→ PROMPT
Set down, exactly as written, the lines from the top of the data to the line that holds "width=1pt] (apex) -- (bl) -- (br) -- cycle;", and omit the pictures.

→ PROVIDED DATA
● ● ● ●

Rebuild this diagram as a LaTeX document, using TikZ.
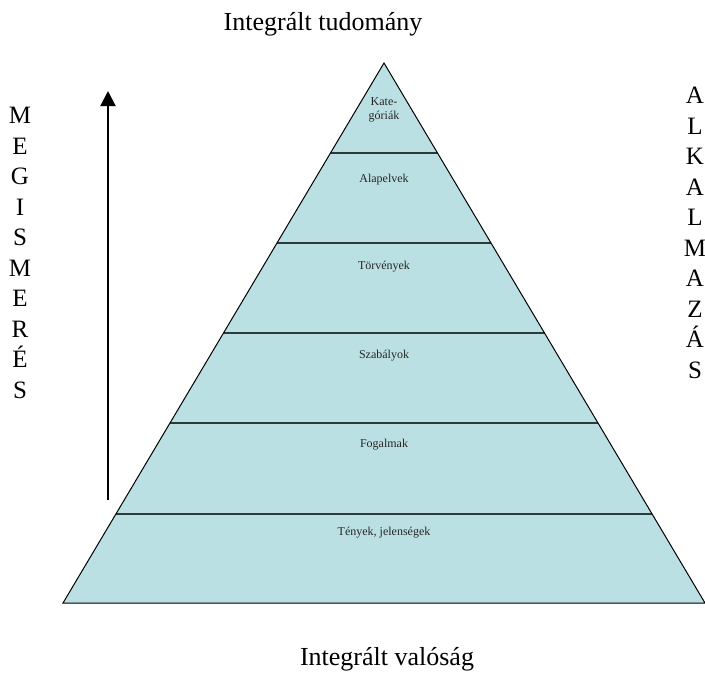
\documentclass[tikz,border=0pt]{standalone}
\usepackage{fontspec}
\setmainfont{Liberation Serif}
\usetikzlibrary{calc,arrows.meta}
\definecolor{pyrfill}{RGB}{187,224,227}
\definecolor{sepline}{RGB}{45,58,58}
\begin{document}
\begin{tikzpicture}[x=1pt,y=-1pt,
  lvl/.style={font=\fontsize{12}{14.5}\selectfont, align=center, text=black!85, inner sep=0pt},
  big/.style={font=\fontsize{26}{30}\selectfont, inner sep=0pt},
  vlet/.style={font=\fontsize{25}{30.5}\selectfont, align=center, inner sep=0pt},
  sep/.style={sepline, line width=2.5pt}]
\useasboundingbox (0,0) rectangle (705,673);
\coordinate (apex) at (384,63);
\coordinate (bl) at (63,603);
\coordinate (br) at (705,603);
\fill[pyrfill] (apex) -- (bl) -- (br) -- cycle;
\foreach \y in {153,243,333,423,514}{
  \pgfmathsetmacro\t{(\y-63)/540}
  \draw[sep] ($(apex)!\t!(bl)$) -- ($(apex)!\t!(br)$);
}
\draw[line width=1pt] (apex) -- (bl) -- (br) -- cycle;

\node[lvl] (kat) at (384,110) {Kate-\\góriák};
\node[lvl] (alap) at (384,180) {Alapelvek};
\node[lvl] (torv) at (384,267) {Törvények};
\node[lvl] (szab) at (384,356) {Szabályok};
\node[lvl] (fog) at (384,445) {Fogalmak};
\node[lvl] (teny) at (384,533) {Tények, jelenségek};

\node[big, anchor=base] (top) at (323,30) {Integrált tudomány};
\node[big, anchor=base] (bot) at (387,665) {Integrált valóság};

\node[vlet] (meg) at (20,253) {M\\E\\G\\I\\S\\M\\E\\R\\É\\S};
\node[vlet] (alk) at (695,233) {A\\L\\K\\A\\L\\M\\A\\Z\\Á\\S};

\coordinate (arrS) at (108,500);
\coordinate (arrE) at (108,91);
\draw[line width=2pt, -{Triangle[width=15pt,length=15pt]}] (arrS) -- (arrE);
\end{tikzpicture}
\end{document}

● ● ● ●

→ RESPONSE
Rebuild this diagram as a LaTeX document, using TikZ.
\documentclass[tikz,border=0pt]{standalone}
\usepackage{fontspec}
\setmainfont{Liberation Serif}
\usetikzlibrary{calc,arrows.meta}
\definecolor{pyrfill}{RGB}{187,224,227}
\definecolor{sepline}{RGB}{45,58,58}
\begin{document}
\begin{tikzpicture}[x=1pt,y=-1pt,
  lvl/.style={font=\fontsize{12}{14.5}\selectfont, align=center, text=black!85, inner sep=0pt},
  big/.style={font=\fontsize{26}{30}\selectfont, inner sep=0pt},
  vlet/.style={font=\fontsize{25}{30.5}\selectfont, align=center, inner sep=0pt},
  sep/.style={sepline, line width=2.5pt}]
\useasboundingbox (0,0) rectangle (705,673);
\coordinate (apex) at (384,63);
\coordinate (bl) at (63,603);
\coordinate (br) at (705,603);
\fill[pyrfill] (apex) -- (bl) -- (br) -- cycle;
\foreach \y in {153,243,333,423,514}{
  \pgfmathsetmacro\t{(\y-63)/540}
  \draw[sep] ($(apex)!\t!(bl)$) -- ($(apex)!\t!(br)$);
}
\draw[line width=1pt] (apex) -- (bl) -- (br) -- cycle;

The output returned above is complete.